Plotting code records
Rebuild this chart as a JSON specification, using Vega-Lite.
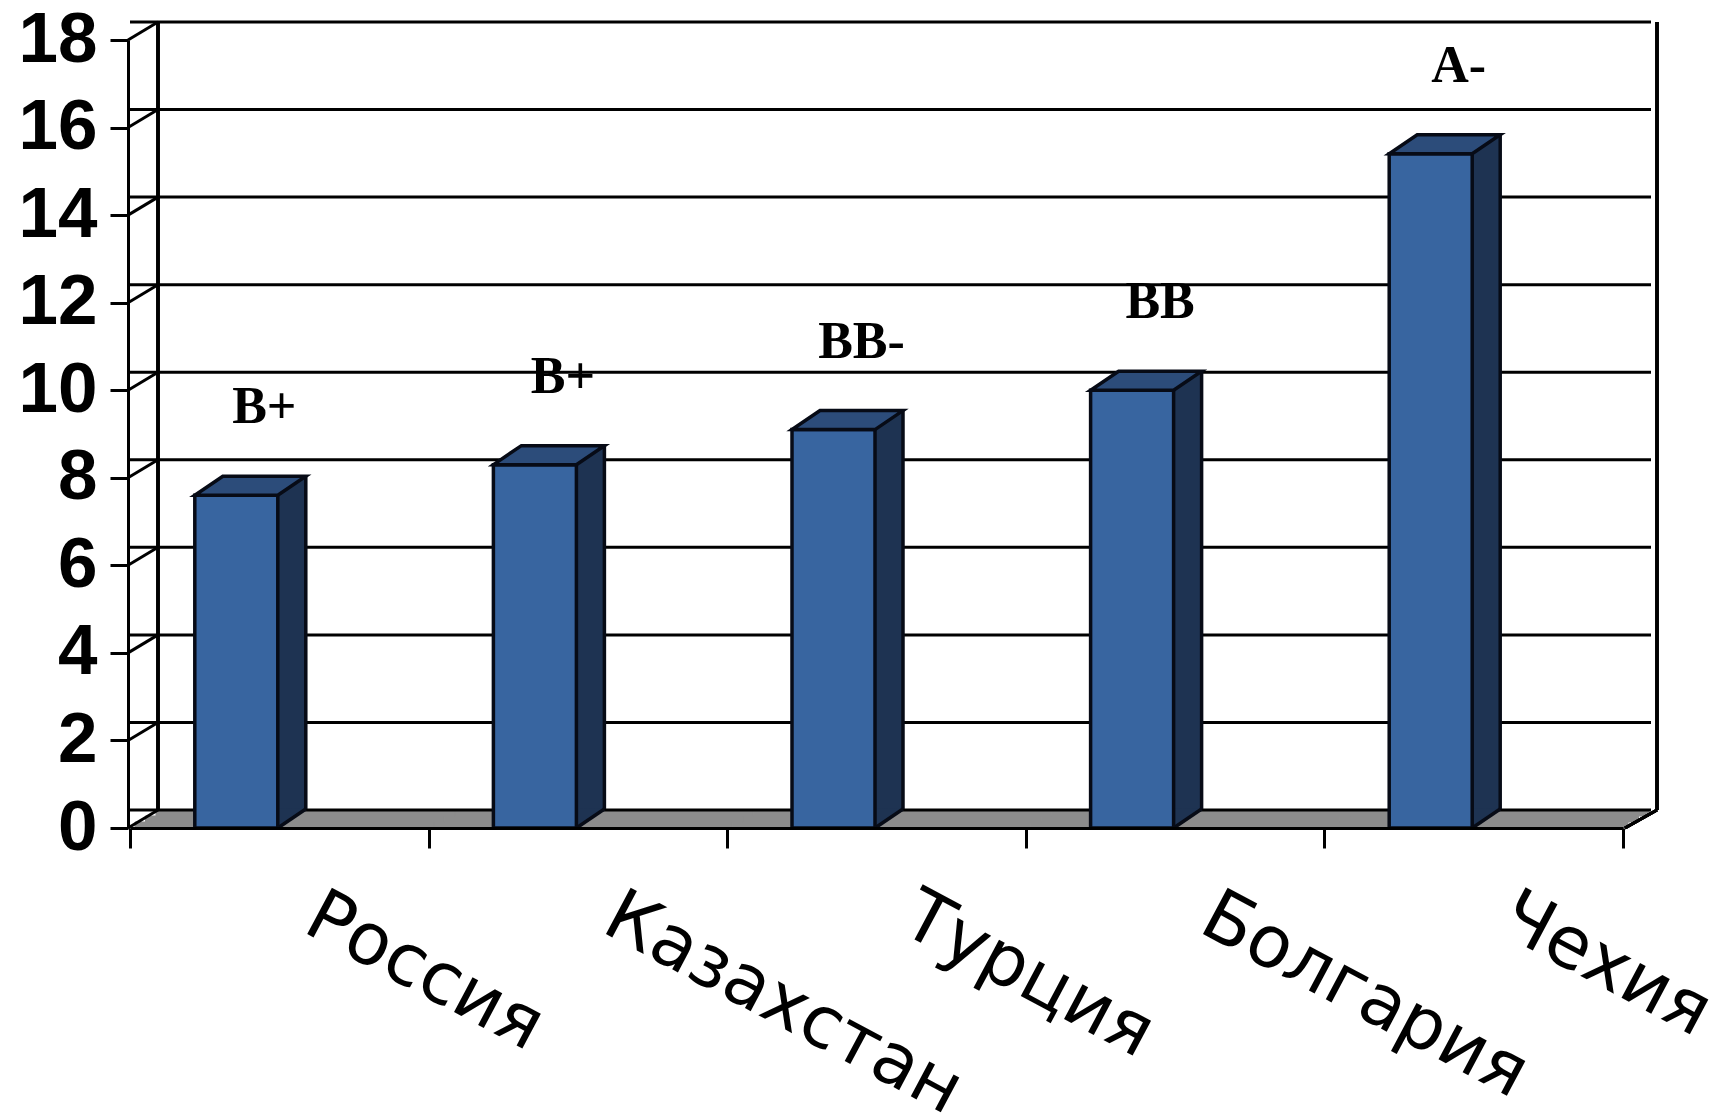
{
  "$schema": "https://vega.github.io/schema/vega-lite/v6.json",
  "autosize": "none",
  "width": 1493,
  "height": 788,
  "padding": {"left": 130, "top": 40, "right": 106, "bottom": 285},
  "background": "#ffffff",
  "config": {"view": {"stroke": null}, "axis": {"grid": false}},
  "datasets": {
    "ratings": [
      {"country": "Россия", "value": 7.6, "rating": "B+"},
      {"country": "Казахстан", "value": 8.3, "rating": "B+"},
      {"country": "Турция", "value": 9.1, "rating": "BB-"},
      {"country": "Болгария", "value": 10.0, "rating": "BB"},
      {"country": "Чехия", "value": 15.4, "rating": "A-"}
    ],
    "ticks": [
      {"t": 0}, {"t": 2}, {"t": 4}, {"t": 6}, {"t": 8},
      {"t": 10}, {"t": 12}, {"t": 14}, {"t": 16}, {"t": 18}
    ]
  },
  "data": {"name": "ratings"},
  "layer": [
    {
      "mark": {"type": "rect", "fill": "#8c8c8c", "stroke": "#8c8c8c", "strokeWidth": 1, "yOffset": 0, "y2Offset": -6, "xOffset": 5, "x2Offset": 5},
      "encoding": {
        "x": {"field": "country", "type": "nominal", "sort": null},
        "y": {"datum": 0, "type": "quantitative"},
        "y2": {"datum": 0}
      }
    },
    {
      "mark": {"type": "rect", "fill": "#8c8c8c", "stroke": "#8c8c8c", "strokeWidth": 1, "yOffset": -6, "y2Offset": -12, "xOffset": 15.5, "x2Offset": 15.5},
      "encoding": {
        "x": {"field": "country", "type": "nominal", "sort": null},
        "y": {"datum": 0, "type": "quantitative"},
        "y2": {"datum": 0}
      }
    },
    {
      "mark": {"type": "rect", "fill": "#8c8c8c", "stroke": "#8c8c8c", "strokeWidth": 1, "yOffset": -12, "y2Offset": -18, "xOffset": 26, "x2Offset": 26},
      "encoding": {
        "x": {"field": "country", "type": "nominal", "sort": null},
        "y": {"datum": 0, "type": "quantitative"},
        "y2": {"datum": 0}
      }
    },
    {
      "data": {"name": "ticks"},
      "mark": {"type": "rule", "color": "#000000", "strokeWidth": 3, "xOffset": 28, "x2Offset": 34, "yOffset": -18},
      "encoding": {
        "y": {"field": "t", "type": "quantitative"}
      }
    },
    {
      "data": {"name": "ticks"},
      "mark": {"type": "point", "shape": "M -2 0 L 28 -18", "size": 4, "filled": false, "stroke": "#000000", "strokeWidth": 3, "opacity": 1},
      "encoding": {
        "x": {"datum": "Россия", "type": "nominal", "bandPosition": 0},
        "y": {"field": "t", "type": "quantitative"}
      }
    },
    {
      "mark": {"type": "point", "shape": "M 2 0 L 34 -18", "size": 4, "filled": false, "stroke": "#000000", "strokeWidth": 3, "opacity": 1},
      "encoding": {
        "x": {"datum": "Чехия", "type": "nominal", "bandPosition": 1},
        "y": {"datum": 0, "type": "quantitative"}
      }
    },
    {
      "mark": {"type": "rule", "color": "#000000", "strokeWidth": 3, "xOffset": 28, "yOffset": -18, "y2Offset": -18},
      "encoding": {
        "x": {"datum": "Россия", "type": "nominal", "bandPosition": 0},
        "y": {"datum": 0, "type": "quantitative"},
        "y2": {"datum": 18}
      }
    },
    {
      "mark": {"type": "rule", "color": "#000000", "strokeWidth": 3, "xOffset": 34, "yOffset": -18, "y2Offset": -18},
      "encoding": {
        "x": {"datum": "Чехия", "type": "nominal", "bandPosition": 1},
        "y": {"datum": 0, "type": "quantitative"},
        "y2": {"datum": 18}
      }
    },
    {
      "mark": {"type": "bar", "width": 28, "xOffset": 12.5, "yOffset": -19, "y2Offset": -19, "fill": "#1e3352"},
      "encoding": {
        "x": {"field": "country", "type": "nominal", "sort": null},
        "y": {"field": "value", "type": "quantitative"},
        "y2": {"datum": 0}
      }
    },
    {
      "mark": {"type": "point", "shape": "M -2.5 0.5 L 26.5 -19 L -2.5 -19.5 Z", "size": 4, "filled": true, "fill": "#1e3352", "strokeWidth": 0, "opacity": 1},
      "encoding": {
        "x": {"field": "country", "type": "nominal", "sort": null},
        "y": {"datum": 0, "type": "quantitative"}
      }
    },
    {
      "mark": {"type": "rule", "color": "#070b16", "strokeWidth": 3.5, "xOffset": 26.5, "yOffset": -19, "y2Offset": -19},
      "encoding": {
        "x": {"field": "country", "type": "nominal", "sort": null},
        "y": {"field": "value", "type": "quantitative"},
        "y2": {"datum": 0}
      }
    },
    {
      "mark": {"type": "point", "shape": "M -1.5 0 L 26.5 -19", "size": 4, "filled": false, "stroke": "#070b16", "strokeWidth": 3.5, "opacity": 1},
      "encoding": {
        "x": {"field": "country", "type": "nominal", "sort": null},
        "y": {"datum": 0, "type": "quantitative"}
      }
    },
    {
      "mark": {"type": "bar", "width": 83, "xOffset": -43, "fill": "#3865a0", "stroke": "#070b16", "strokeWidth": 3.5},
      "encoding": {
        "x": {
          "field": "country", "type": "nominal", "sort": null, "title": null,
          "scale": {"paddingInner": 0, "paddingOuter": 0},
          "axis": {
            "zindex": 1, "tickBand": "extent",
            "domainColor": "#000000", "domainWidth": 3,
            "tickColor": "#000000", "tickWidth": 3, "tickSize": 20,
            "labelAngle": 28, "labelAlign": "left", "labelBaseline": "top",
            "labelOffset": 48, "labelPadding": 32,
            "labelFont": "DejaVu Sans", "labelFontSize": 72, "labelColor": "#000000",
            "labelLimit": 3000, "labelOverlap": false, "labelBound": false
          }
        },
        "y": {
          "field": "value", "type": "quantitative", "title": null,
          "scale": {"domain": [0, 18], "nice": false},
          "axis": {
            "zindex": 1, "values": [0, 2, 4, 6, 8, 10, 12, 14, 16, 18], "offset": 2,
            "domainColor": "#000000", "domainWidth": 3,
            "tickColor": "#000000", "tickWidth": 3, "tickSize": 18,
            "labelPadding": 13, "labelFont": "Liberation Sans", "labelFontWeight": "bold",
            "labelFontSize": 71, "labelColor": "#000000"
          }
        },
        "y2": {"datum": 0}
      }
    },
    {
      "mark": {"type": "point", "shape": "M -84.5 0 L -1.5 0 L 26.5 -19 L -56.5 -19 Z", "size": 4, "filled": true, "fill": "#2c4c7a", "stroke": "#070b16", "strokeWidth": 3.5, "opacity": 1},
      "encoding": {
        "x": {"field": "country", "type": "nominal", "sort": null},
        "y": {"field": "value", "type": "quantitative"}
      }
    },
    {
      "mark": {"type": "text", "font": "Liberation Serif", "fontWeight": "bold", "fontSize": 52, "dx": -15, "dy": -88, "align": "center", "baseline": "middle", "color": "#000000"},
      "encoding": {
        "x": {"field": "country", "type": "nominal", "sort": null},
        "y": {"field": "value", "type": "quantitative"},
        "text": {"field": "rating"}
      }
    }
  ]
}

---

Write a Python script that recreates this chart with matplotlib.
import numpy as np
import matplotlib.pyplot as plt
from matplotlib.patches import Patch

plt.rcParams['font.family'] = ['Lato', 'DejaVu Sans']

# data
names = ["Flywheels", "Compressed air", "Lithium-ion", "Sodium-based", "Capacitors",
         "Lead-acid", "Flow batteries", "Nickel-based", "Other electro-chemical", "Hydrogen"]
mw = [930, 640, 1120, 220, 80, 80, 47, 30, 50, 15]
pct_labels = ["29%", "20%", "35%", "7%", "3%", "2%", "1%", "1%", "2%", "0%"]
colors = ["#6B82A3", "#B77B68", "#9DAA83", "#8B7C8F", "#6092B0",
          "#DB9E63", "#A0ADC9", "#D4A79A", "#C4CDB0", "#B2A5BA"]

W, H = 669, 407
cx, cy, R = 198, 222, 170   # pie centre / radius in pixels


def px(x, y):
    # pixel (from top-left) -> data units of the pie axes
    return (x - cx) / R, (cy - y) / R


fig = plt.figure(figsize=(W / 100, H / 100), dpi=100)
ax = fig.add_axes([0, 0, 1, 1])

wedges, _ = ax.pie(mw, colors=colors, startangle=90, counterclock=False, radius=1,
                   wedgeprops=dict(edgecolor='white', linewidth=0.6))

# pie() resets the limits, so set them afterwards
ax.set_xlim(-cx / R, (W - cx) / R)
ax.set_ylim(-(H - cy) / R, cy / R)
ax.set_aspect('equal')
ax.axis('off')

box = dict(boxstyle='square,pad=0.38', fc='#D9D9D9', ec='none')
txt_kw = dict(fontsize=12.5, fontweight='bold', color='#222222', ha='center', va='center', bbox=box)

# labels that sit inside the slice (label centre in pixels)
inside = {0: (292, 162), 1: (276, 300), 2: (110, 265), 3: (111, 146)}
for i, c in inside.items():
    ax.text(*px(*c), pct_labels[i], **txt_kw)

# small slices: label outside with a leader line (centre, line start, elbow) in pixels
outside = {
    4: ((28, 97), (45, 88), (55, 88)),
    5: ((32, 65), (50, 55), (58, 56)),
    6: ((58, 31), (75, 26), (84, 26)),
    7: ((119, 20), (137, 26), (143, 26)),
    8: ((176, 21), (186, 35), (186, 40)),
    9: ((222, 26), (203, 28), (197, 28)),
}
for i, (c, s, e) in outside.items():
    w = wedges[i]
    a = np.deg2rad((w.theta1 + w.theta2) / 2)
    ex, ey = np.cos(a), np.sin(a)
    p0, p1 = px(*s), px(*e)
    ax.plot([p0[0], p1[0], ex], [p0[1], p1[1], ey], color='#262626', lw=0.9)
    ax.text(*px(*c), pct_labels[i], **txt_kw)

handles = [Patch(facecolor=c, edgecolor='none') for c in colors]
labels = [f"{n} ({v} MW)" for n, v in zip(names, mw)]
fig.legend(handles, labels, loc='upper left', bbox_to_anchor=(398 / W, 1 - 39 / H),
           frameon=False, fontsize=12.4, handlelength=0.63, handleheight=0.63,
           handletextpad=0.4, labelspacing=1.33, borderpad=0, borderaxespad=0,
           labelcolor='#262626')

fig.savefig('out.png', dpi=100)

WHAT THE EXERCISE ASKS
Of the lines above, extract only those from the line with "Write a Python" to the line with "plt.rcParams['font.family'] = ['Lato', 'DejaVu", both included, exactly as written.

EXERCISE RESULT
Write a Python script that recreates this chart with matplotlib.
import numpy as np
import matplotlib.pyplot as plt
from matplotlib.patches import Patch

plt.rcParams['font.family'] = ['Lato', 'DejaVu Sans']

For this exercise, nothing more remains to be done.